Four Questions That Will Make You A Better Coach
Coaching can look different in different contexts, but its common theme is helping people be their best (and do their best). Even if you’ve never held the formal title of “coach”, you have certainly served in that capacity to someone. If you’re a business owner or a manager or even a parent, you have the opportunity to help others improve and grow. You are a coach.
And coaching is about asking the right questions, more than having the right answers. Our role is not to tell others the right way, but to lead them to discover it for themselves. We help, we encourage, we correct when needed; but ultimately we are guiding them as they steer their own ship.

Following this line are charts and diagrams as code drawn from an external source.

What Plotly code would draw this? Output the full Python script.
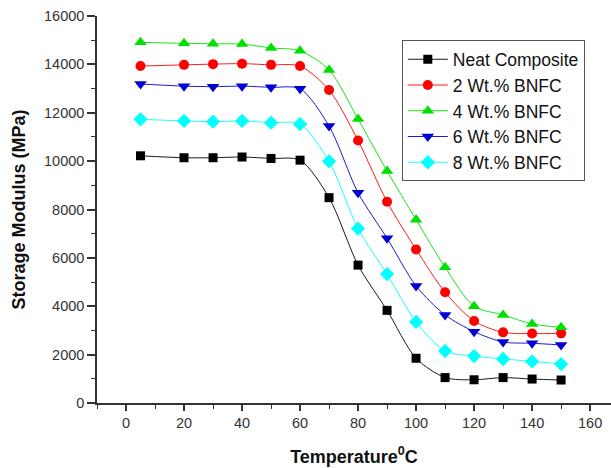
import plotly.graph_objects as go

temperature = [5, 20, 30, 40, 50, 60, 70, 80, 90, 100, 110, 120, 130, 140, 150]

neat = [10220, 10140, 10140, 10170, 10110, 10040, 8490, 5700, 3830, 1850, 1050, 960, 1050, 990, 950]
bnfc2 = [13930, 13980, 14010, 14030, 13980, 13930, 12940, 10850, 8320, 6350, 4580, 3390, 2920, 2870, 2880]
bnfc4 = [14910, 14870, 14850, 14840, 14680, 14560, 13770, 11740, 9590, 7580, 5610, 4000, 3640, 3270, 3130]
bnfc6 = [13190, 13100, 13080, 13100, 13050, 12990, 11450, 8690, 6810, 4840, 3640, 2950, 2520, 2470, 2400]
bnfc8 = [11730, 11660, 11630, 11660, 11590, 11530, 9990, 7210, 5330, 3350, 2150, 1940, 1820, 1720, 1610]

series_names = ["Neat Composite", "2 Wt.% BNFC", "4 Wt.% BNFC", "6 Wt.% BNFC", "8 Wt.% BNFC"]
series_values = [neat, bnfc2, bnfc4, bnfc6, bnfc8]
colors = ["#000000", "#ff0000", "#00e000", "#0000d0", "#00ffff"]
symbols = ["square", "circle", "triangle-up", "triangle-down", "diamond"]
sizes = [9, 10, 11, 11, 11]

x_ticks = [0, 20, 40, 60, 80, 100, 120, 140, 160]
y_ticks = [0, 2000, 4000, 6000, 8000, 10000, 12000, 14000, 16000]

FONT = "Arial, 'Liberation Sans', sans-serif"

fig = go.Figure()
for name, vals, c, s, sz in zip(series_names, series_values, colors, symbols, sizes):
    fig.add_trace(go.Scatter(
        x=temperature, y=vals, name=name, mode="lines+markers",
        line=dict(color=c, width=0.9, shape="spline", smoothing=0.8),
        marker=dict(color=c, symbol=s, size=sz, line=dict(width=0)),
    ))

fig.update_layout(
    width=611, height=468,
    margin=dict(l=97, r=0, t=16, b=65),
    paper_bgcolor="white", plot_bgcolor="white",
    font=dict(family=FONT, color="#222222"),
    showlegend=True,
    legend=dict(
        x=0.593, y=0.937, xanchor="left", yanchor="top",
        bordercolor="#555555", borderwidth=1, bgcolor="white",
        font=dict(size=17.5, family=FONT, color="#111111"),
        tracegroupgap=0, itemwidth=40,
    ),
)

fig.update_xaxes(
    range=[-10, 167.2], tickvals=x_ticks, ticktext=[str(v) for v in x_ticks],
    showgrid=False, zeroline=False, showline=True, linecolor="#333333", linewidth=1.5,
    ticks="outside", ticklen=6, tickwidth=1.5, tickcolor="#333333",
    tickfont=dict(size=14.5, family=FONT, color="#333333"),
    minor=dict(tickvals=[-10, 10, 30, 50, 70, 90, 110, 130, 150], ticks="outside", ticklen=4, tickwidth=1.2, tickcolor="#333333"),
    title=dict(text="<b>Temperature<sup>0</sup>C</b>", font=dict(size=18, family=FONT, color="#111111"), standoff=20),
)
fig.update_yaxes(
    range=[0, 16000], tickvals=y_ticks, ticktext=[str(v) for v in y_ticks],
    showgrid=False, zeroline=False, showline=True, linecolor="#333333", linewidth=1.5,
    ticks="outside", ticklen=8, tickwidth=1.5, tickcolor="#333333",
    tickfont=dict(size=14.5, family=FONT, color="#333333"),
    minor=dict(dtick=1000, ticks="outside", ticklen=4, tickwidth=1.2, tickcolor="#333333"),
    title=dict(text="<b>Storage Modulus (MPa)</b>", font=dict(size=18, family=FONT, color="#111111"), standoff=14),
)

fig.write_html("out.html")
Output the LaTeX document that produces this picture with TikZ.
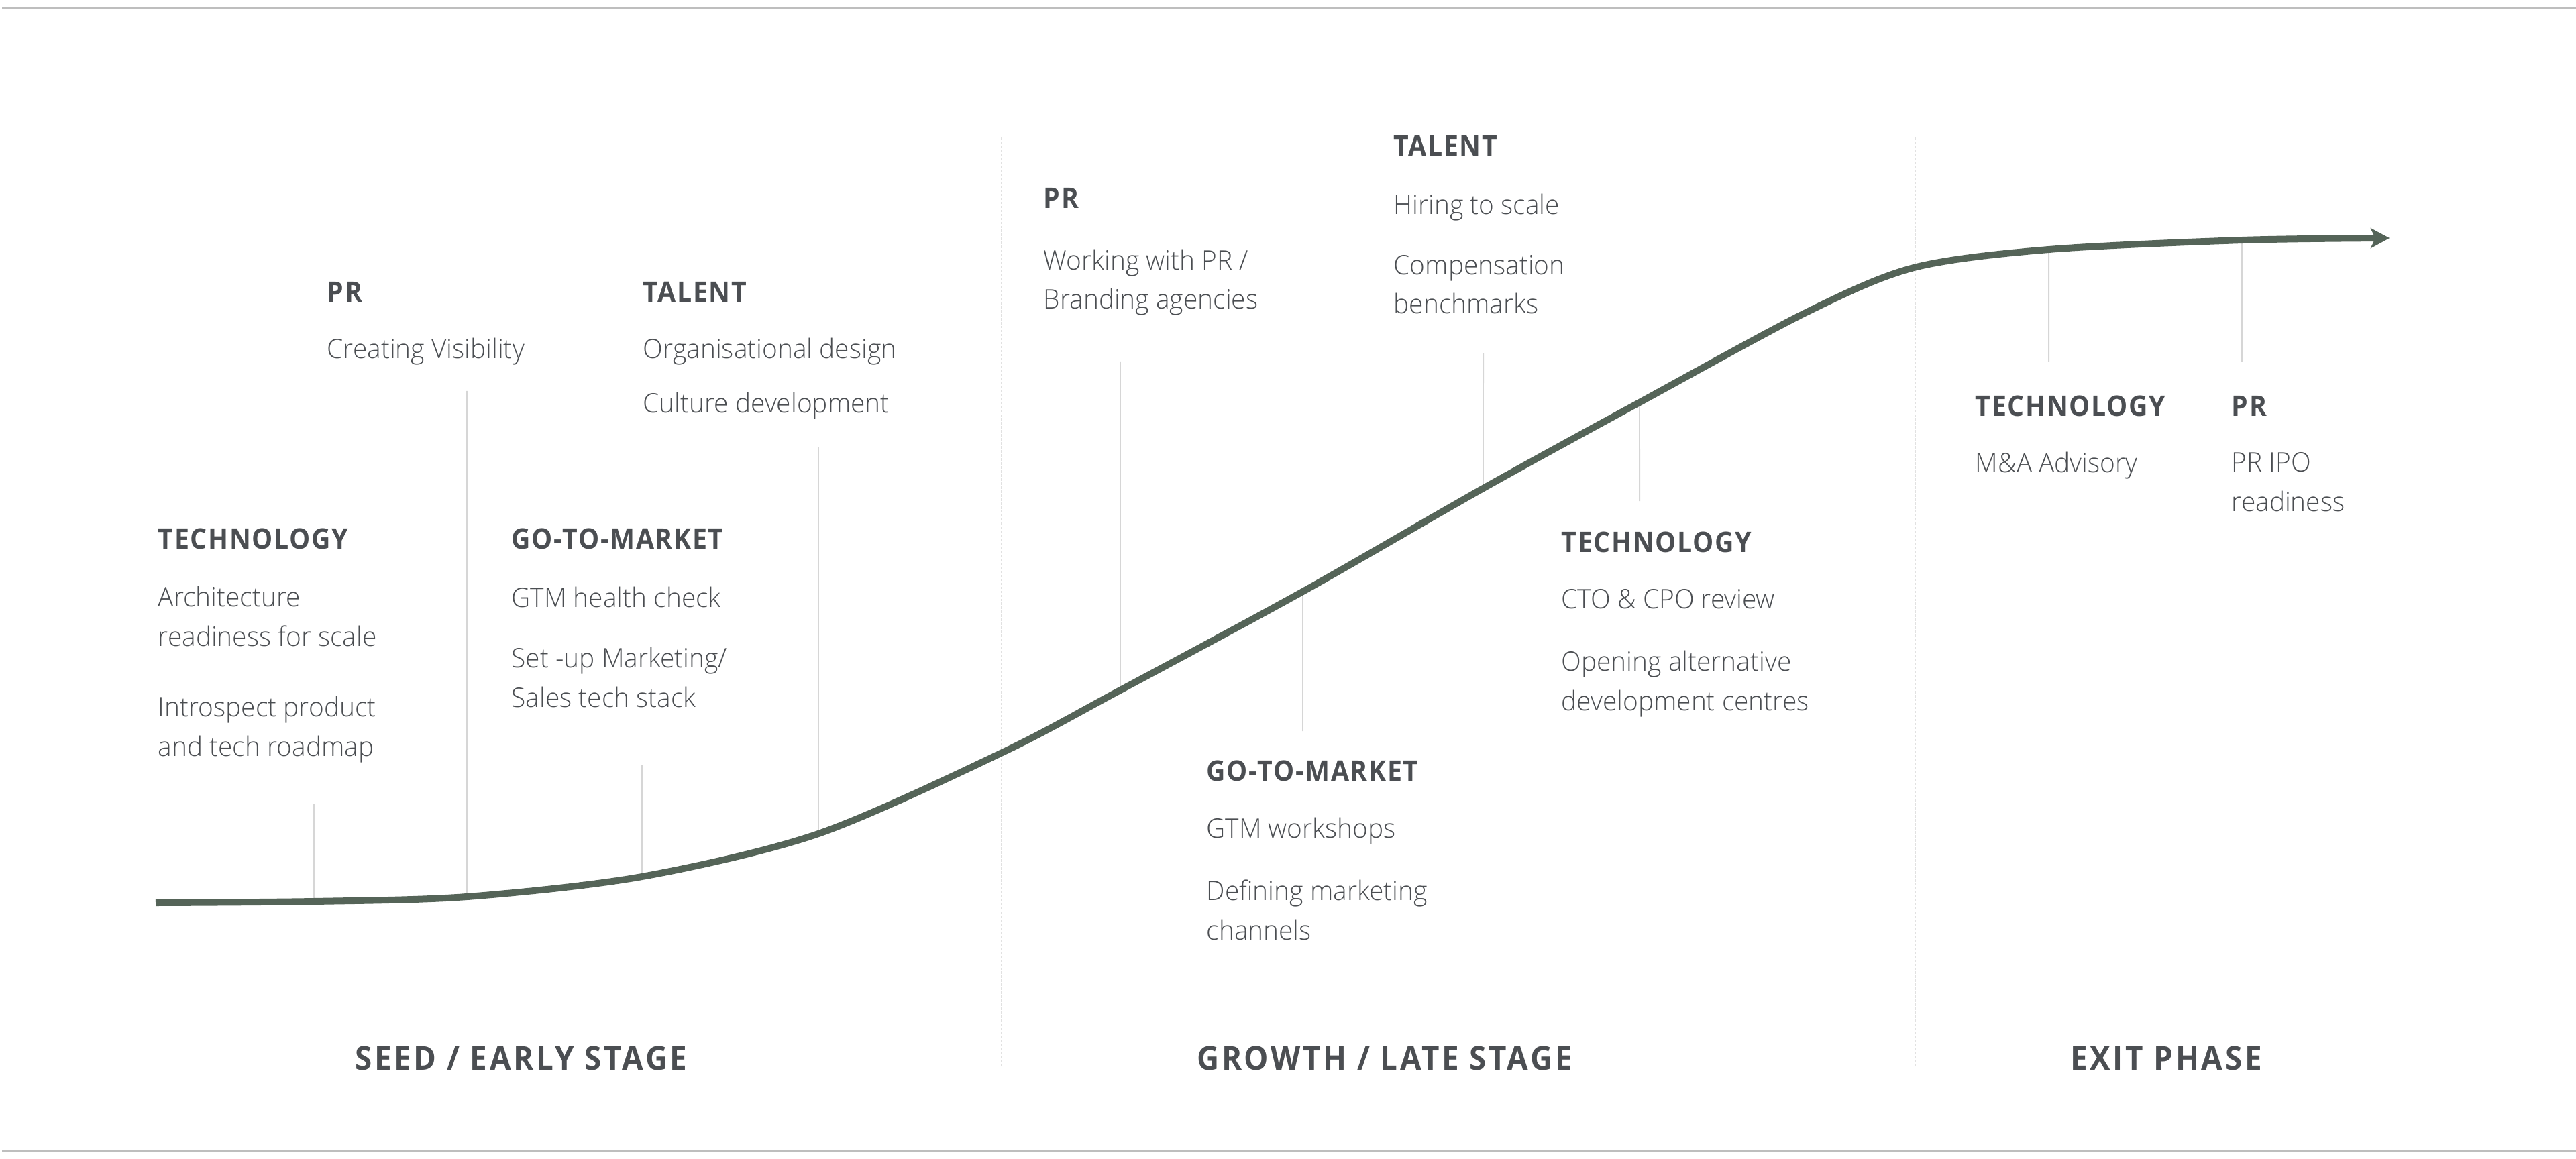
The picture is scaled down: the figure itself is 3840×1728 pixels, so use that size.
\documentclass[tikz,border=0pt]{standalone}
\usepackage{fontspec}
\IfFontExistsTF{Open Sans Light}
  {\setmainfont{Open Sans Light}[FakeStretch=0.97]}
  {\setmainfont{Open Sans}[FakeStretch=0.93]}
\newfontfamily\headfont{Open Sans}[FakeStretch=0.93,LetterSpace=4]
\newfontfamily\phasefont{Open Sans}[FakeStretch=0.93,LetterSpace=7.5]
\usetikzlibrary{arrows.meta,intersections,backgrounds}
\definecolor{txt}{RGB}{75,78,82}
\definecolor{curvec}{RGB}{85,100,88}
\definecolor{tickc}{RGB}{214,214,214}
\definecolor{divc}{RGB}{225,225,225}
\definecolor{rulec}{RGB}{190,190,190}
\begin{document}
\begin{tikzpicture}[x=0.01cm,y=-0.01cm,
  head/.style={anchor=base west, inner sep=0pt, text=txt, font=\headfont\bfseries\fontsize{12}{14}\selectfont},
  item/.style={anchor=base west, inner sep=0pt, text=txt, align=left, font=\fontsize{11.4}{16.5}\selectfont},
  phase/.style={anchor=base, inner sep=0pt, text=txt, font=\phasefont\bfseries\fontsize{14}{16}\selectfont},
  tickline/.style={draw=tickc, line width=0.55pt},
  divider/.style={draw=divc, line width=0.6pt, dash pattern=on 1pt off 0.7pt},
  rule/.style={draw=rulec, line width=0.85pt},
  scurve/.style={draw=curvec, line width=2.85pt, -{Stealth[length=8pt,width=8.5pt,inset=2pt]}}]
\useasboundingbox (0,0) rectangle (3840,1728);
% rules
\coordinate (rtl) at (3,13); \coordinate (rtr) at (3840,13);
\coordinate (rbl) at (3,1716); \coordinate (rbr) at (3840,1716);
\draw[rule] (rtl) -- (rtr);
\draw[rule] (rbl) -- (rbr);
% phase dividers
\coordinate (d1t) at (1493,205); \coordinate (d1b) at (1493,1593);
\coordinate (d2t) at (2855,205); \coordinate (d2b) at (2855,1593);
\draw[divider] (d1t) -- (d1b);
\draw[divider] (d2t) -- (d2b);
% curve
\draw[scurve, name path=curve] plot[smooth] coordinates {(232,1346) (468,1344) (696,1337) (957,1307) (1220,1243) (1494,1122) (1670,1029) (1942,882) (2211,728) (2444,600) (2694,465) (2853,399) (3054,372) (3343,358) (3562,355)};
% ticks
\foreach \x/\ya/\n in {468/1199/1, 696/583/2, 957/1141/3, 1220/666/4, 1670/539/5, 1942/1090/6, 2211/527/7, 2444/747/8, 3054/539/9, 3342/540/10} {
  \coordinate (te\n) at (\x,\ya);
  \path[name path=vl\n] (\x,0) -- (\x,1728);
  \path[name intersections={of=curve and vl\n, by={tc\n}}];
  \begin{scope}[on background layer]
    \draw[tickline] (te\n) -- (tc\n);
  \end{scope}
}
% texts (multi-line nodes are placed by the baseline of their last line)
\node[head] (h1) at (235,818) {TECHNOLOGY};
\node[item] (i1a) at (235,963) {Architecture\\readiness for scale};
\node[item] (i1b) at (235,1127) {Introspect product\\and tech roadmap};
\node[head] (h2) at (487,451) {PR};
\node[item] (i2a) at (487,535) {Creating Visibility};
\node[head] (h3) at (958,451) {TALENT};
\node[item] (i3a) at (958,535) {Organisational design};
\node[item] (i3b) at (958,616) {Culture development};
\node[head] (h4) at (762,818) {GO-TO-MARKET};
\node[item] (i4a) at (762,905) {GTM health check};
\node[item] (i4b) at (762,1054) {Set -up Marketing/\\Sales tech stack};
\node[head] (h5) at (1555,311) {PR};
\node[item] (i5a) at (1555,461) {Working with PR /\\Branding agencies};
\node[head] (h6) at (2077,233) {TALENT};
\node[item] (i6a) at (2077,320) {Hiring to scale};
\node[item] (i6b) at (2077,468) {Compensation\\benchmarks};
\node[head] (h7) at (2327,823) {TECHNOLOGY};
\node[item] (i7a) at (2327,907) {CTO \& CPO review};
\node[item] (i7b) at (2327,1059) {Opening alternative\\development centres};
\node[head] (h8) at (1798,1164) {GO-TO-MARKET};
\node[item] (i8a) at (1798,1249) {GTM workshops};
\node[item] (i8b) at (1798,1401) {Defining marketing\\channels};
\node[head] (h9) at (2944,620) {TECHNOLOGY};
\node[item] (i9a) at (2944,704) {M\&A Advisory};
\node[head] (h10) at (3326,620) {PR};
\node[item] (i10a) at (3326,762) {PR IPO\\readiness};
% phases
\node[phase] (p1) at (777,1595) {SEED / EARLY STAGE};
\node[phase] (p2) at (2064,1595) {GROWTH / LATE STAGE};
\node[phase] (p3) at (3229,1595) {EXIT PHASE};
\end{tikzpicture}
\end{document}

So what are the right questions? Here are four that work well in a variety of contexts, especially when packaged together in this order:
What is right?
Always - I repeat, ALWAYS - start with what is going well. It provides encouragement and a balanced perspective, since most of us drive straight to what is wrong. There will be plenty of time for that, but let’s start every review from a place of strength.
Where are you struggling?
While it’s not surprising to ask this question, it does serve several purposes. First, it forces the one being asked to confront the issues they’re facing, sometimes for the first time. Second, it allows them to share their confusion, frustration, and struggles with someone else, which can lighten their load and is therapeutic. And third, it is curiously effective at identifying current and future leaders. Those who are leading and growing are problem solvers who constantly ask this question. They are often quick with an answer when asked since they’ve thought so much about it.
What is your plan?
This is where many of us jump the gun as coaches (and parents). Before we give them what we believe to be the best plan, let’s first pause to hear what they have come up with. They are more likely to own a strategy they originated, even if you have wisely spoken into it and made subtle improvements. While guiding them is great, it’s a short walk from there to taking control and responsibility from them, which will create dependents and not leaders.
What do you need from me?
Don’t assume you know what they need (even if you do). Ask them. It’s always interesting to hear their understanding of their needs, and you may be surprised at how much you learn from their answer to this. Also, this is a variation of the most powerful question you can ask, and its true proper context is one of providing coaching support.
What conversations this week could you improve by intentionally asking these questions?